If you had a Velbus infrastructure, you can have as many instances of openHAB (and others) as you wish.
(Either through 1 TCP gateway, or multiple USB interfaces)

That largely depends on the devices you want to operate. How do they respond when they get the same trigger twice. For example, a z-wave switch doesn’t care if you tell it to switch on twice. On the other hand if you’d like to receive a notification when something occurs then you will now get two notifications (one from each openHAB instance). It becomes troublesome when you have a device that toggles on/off using a single command, then the first openHAB instance may toggle it on and the second instance will toggle it off (or vice versa).

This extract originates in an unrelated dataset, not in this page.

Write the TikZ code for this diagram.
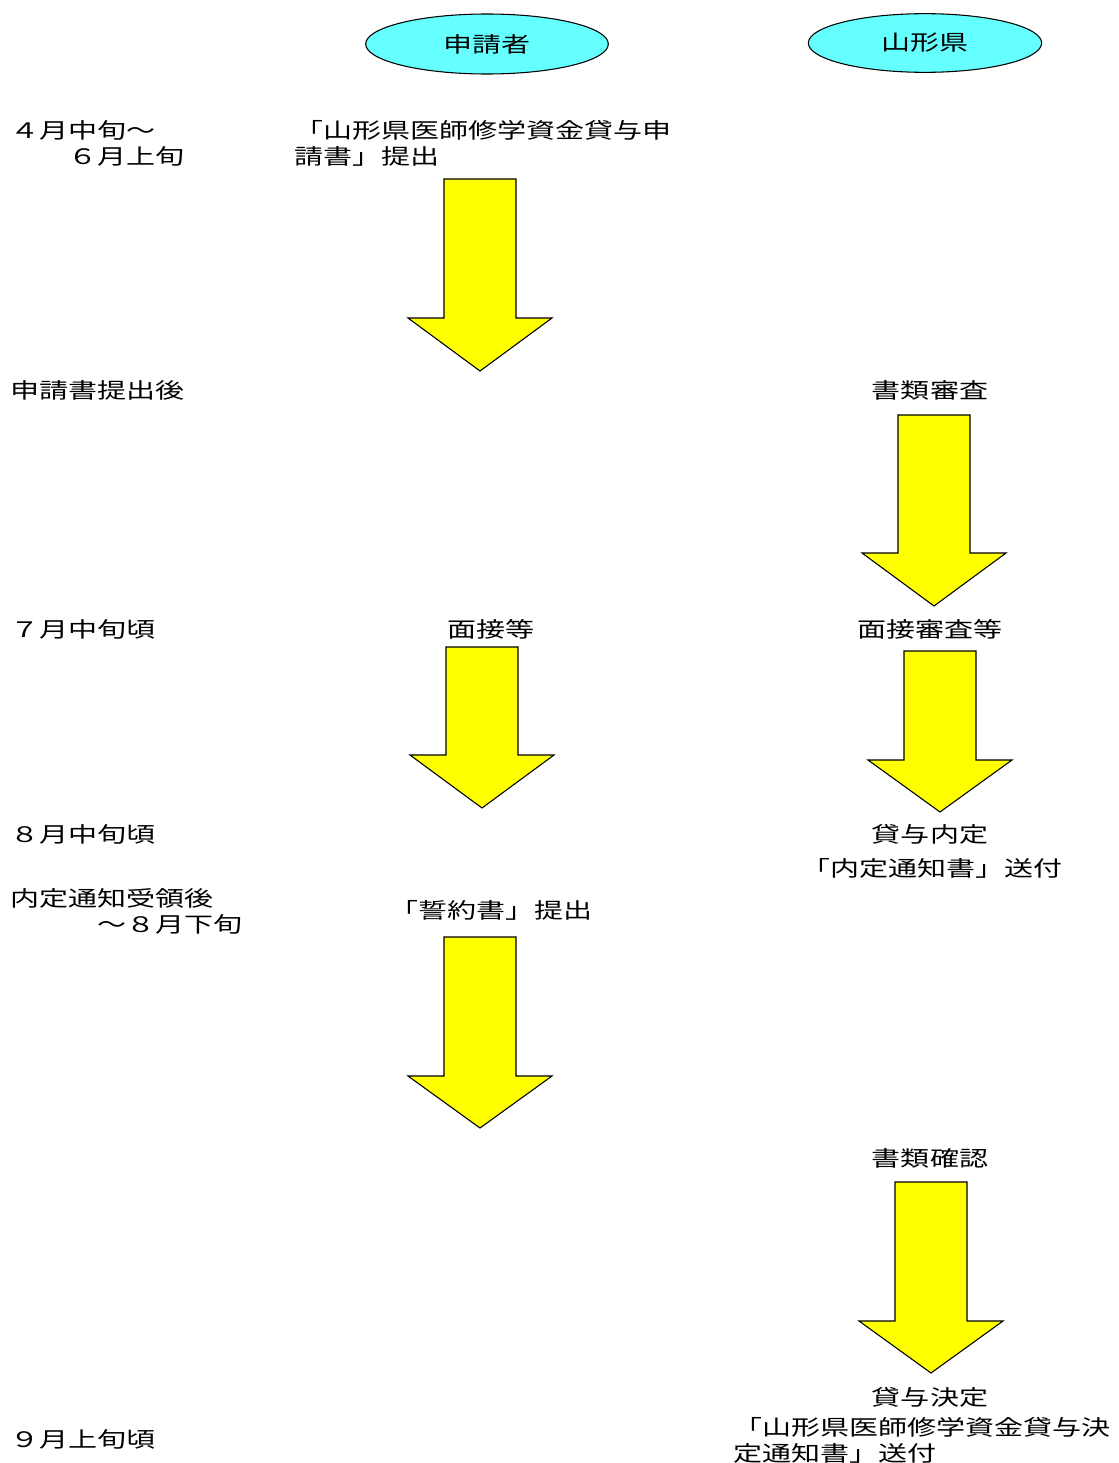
\documentclass[tikz,border=0pt]{standalone}
\usepackage{fontspec}
\setmainfont{Noto Sans CJK JP}[FakeStretch=1.36]
\usetikzlibrary{shapes.geometric}
\definecolor{partycyan}{RGB}{102,255,255}
\definecolor{arrowyellow}{RGB}{255,255,0}

\begin{document}
\begin{tikzpicture}[x=0.75pt,y=-0.75pt,
	lab/.style={inner sep=0pt,font=\fontsize{16}{19.5}\selectfont},
	party/.style={ellipse,draw=black,line width=0.8pt,fill=partycyan,inner sep=0pt,font=\fontsize{16}{19.5}\selectfont},
	yarrow/.style={draw=black,line width=0.8pt,fill=arrowyellow,line join=miter}]
		\useasboundingbox (0,0) rectangle (1119,1463);

		% Parties
		\node[party,minimum width=182pt,minimum height=45pt] (applicant) at (487,44) {申請者};
		\node[party,minimum width=175pt,minimum height=44pt] (pref) at (925,43) {山形県};

		% Schedule (left column)
		\node[lab,anchor=west,align=left] (aprjun) at (10,143) {４月中旬～\\　　６月上旬};
		\node[lab,anchor=west] (afterapp) at (10,390) {申請書提出後};
		\node[lab,anchor=west] (jul) at (10,629) {７月中旬頃};
		\node[lab,anchor=west] (aug) at (10,834) {８月中旬頃};
		\node[lab,anchor=west,align=left] (augend) at (10,911) {内定通知受領後\\　　　～８月下旬};
		\node[lab,anchor=west] (sep) at (10,1439) {９月上旬頃};

		% Applicant steps
		\node[lab,anchor=west,align=left] (submit) at (294,143) {「山形県医師修学資金貸与申\\請書」提出};
		\node[lab] (interview) at (491,629) {面接等};
		\node[lab] (pledge) at (491,910) {「誓約書」提出};

		% Prefecture steps
		\node[lab] (review) at (930,390) {書類審査};
		\node[lab] (exam) at (930,629) {面接審査等};
		\node[lab] (provis) at (930,834) {貸与内定};
		\node[lab] (notice) at (932,868) {「内定通知書」送付};
		\node[lab] (check) at (930,1158) {書類確認};
		\node[lab] (decide) at (930,1397) {貸与決定};
		\node[lab,anchor=west,align=left] (decnotice) at (733,1440) {「山形県医師修学資金貸与決\\定通知書」送付};

		% Block arrows: centre x / top / shaft end / tip
		\foreach \x/\t/\b/\p in {480/179/318/371, 934/415/553/606, 482/647/755/808,
			940/651/760/812, 480/937/1076/1128, 931/1182/1321/1373}
			\draw[yarrow] (\x-36,\t) -- (\x+36,\t) -- (\x+36,\b) -- (\x+72,\b)
				-- (\x,\p) -- (\x-72,\b) -- (\x-36,\b) -- cycle;
	\end{tikzpicture}
\end{document}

As a tried to explain in my post above:
Each of the identical pi knows if it is active or passive.
Only the active one executes the switching, notifications, etc.
So, I see no harm.
It’s running like a charm.

If u use bindings that „hiccup“ with more than one oh instance connected, then you may have to take other ways. But all my bindings are without „hiccups“.

Thomas

How do you test the failure?

At work we use different ways of making it quick to fix a problem. Hundreds of people stand idol while I run around fixing it.

Spending your effort in getting the system stable is more beneficial than writng more unstable code that is hard to test.

One method we use is to run vm’s on enterprise servers. We had a memory dimm die I replaced it 0 downtime.

Another is to have 100% cold backup. 2 identical peices of hardware with a physical changeover switch so you can only power one at a time. I used it once because of corrupted sd card. Flick 1 switch and fix later

One is automated the other is manual wich one do you want to put you time towards?

Writing software is like making love becase sometimes you have to look after it for the rest of its life.